The main reason I was so tired is that it had taken me forever to get to sleep last night. Some frat boys had moved in next door and, well, boys will be boys. I'd tried all my usual tricks to fall asleep - melatonin, Trollope :) I even turned on the television for the first time this trip. What is it with hotel televisions? Always the same few cable channels everywhere you go - TNT, CNN, HBO and the Weather Channel.
That got me thinking about all the other pet peeves I've grown accustomed to in hotels. Such as the limited cable choice. What gets me even more disgusted is that they always say something like: "For your convenience, we have CNN, TNT, HBO and the bloody Weather Channel" when really it's for their convenience! And they always have sexpot movies for straight guys - what about equal opportunity for gals and gays? :)
Other pet peeves - why do they replace the soap every day? When I showered this morning, there was a perfectly adequate, barely used chunk of soap. I come back tonight, and I have to unwrap another one - for the fourth time this trip! Anyway, I did eventually get to sleep last night, still grumbling in my dreams about hotels. One of the curses of having been a programmer for a decade is that you always notice the little niggling things that make no sense, and then you want to complain to someone in the hope of "process improvement". Speaking of sleep, gonna have a little disco nap now, since Bryan is picking me up around 11.15 tonight so that we can go out.

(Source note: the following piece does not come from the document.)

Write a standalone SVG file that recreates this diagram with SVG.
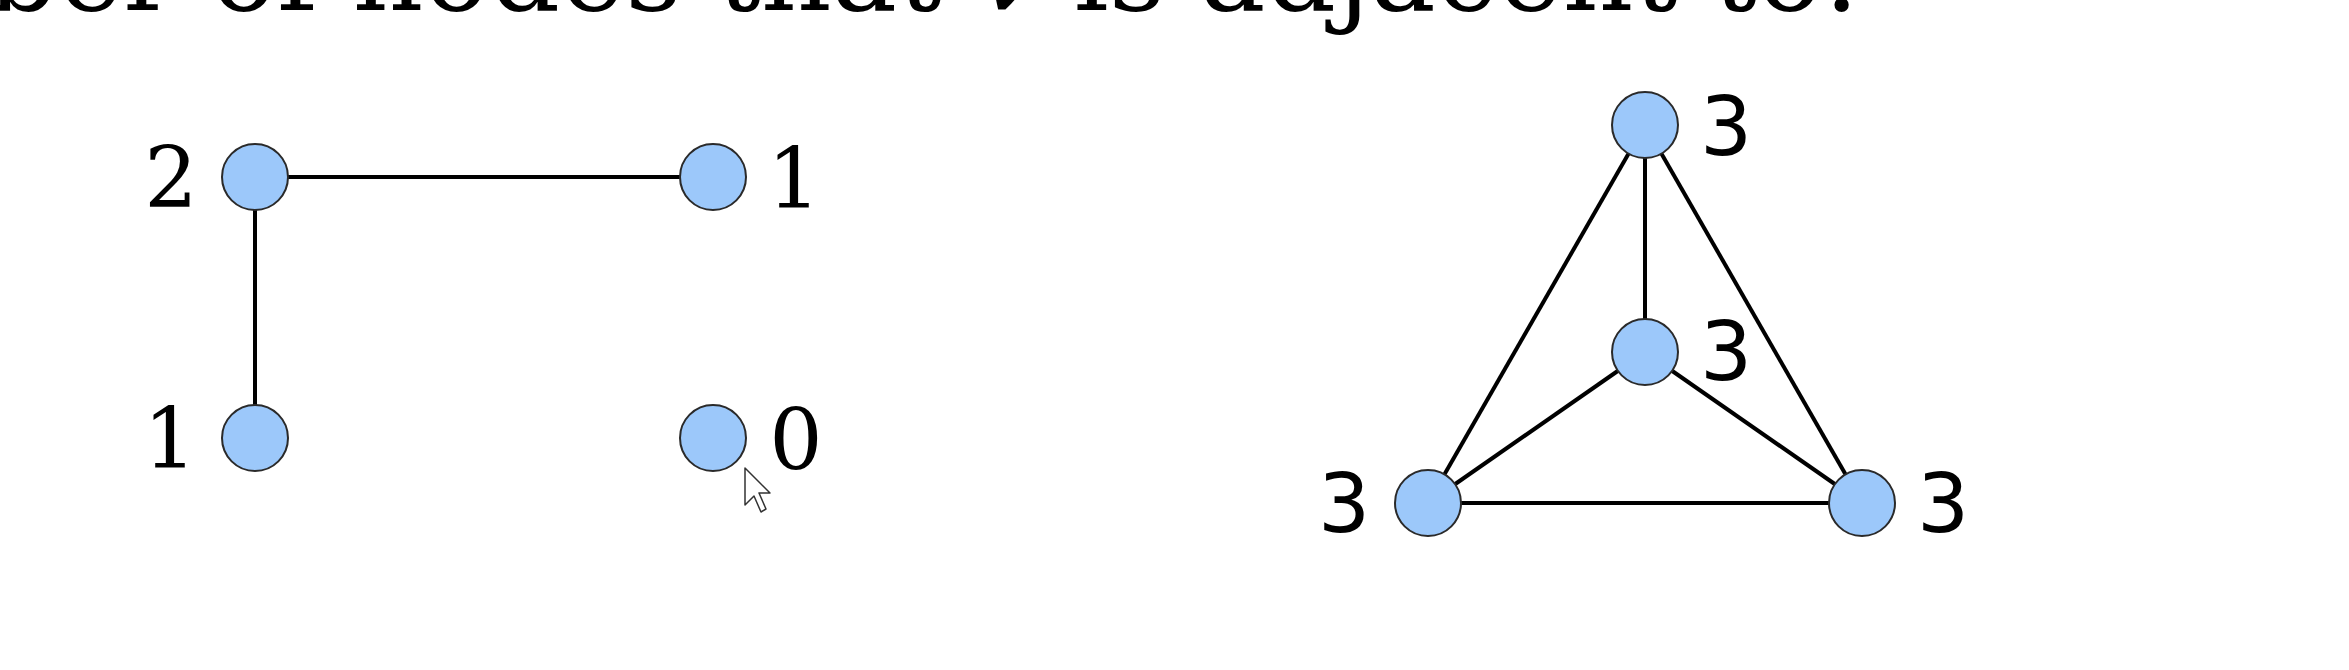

Jeez, it's been ... a long time since I last went out. I think I still remember how to do it though - just pathologically ignore any guy I'm interested in, even if he shows interest in me :)
Just about the only time I enjoy going out is the unusual occasion where I'm visiting another city and I go out with a local friend. For some reason the novely of it, and the comfort-level of being there with someone who knows the local places (and the locals!) combine to free me up to enjoy myself and be more liberated than usual. That's certainly what happened last time I went out in Texas, where I had a wild time!
Before taking my disco nap, there was something else on my mind this morning. Last night, I read some of Bryan's journal for the first time in about a year. In truth, I was looking for the entry where he mentioned me :) I didn't find that one, but I did read some things that changed my understanding of him. I realized that he and I were really a lot alike, in many ways. In fact, I read whole sentences that I'd used almost verbatim, "forcing myself to be social" being the most prominent example I recall.
This morning, I found myself thinking of Bryan with a surprising amount of what I can only describe as tenderness. I realize that Bryan is not really someone I could date - we live too far apart for one thing. Moreover, he's not exactly in the dating market right now! And, of course, I have no knowledge that he feels any attraction to me. What really made me think, however, was that this morning's recognition of feelings of affection towards someone I knew more from his online journals than anything else, immediately reminded me of many emails I've myself received from people who've expressed similar feelings towards me after reading my journals.
So was I just having feelings for a celebrity - an act which had always seemed to me to be just a little bit emotionally immature? After all, I'd only just met the guy, and didn't really know him at all. When I asked myself that question it made me realize that what I'd done is bypass that stage of getting to know someone which is usually interactive. And that's what the journal supplies - a massive download that you can then integrate into a whole person with the additional clues that live interaction brings.
Hmmm. Now I'm thinking back to my recent decision to try to steer someone I'm dating away from reading my online journal. Maybe there's nothing wrong, after all, with accelerating the process like that. More thought required, I think.
I just caught site of the front-page of the New York Times to see that my favorite author, Patrick O'Brian has died. That makes me truly sad. His writing has brought me such escapism, so many moments of wonder, excitement, laughter, and identification with humanity. He's always the author I turn to when I'm feeling down or under stress. I'm going to try to put together an online tribute to him, when I get back home.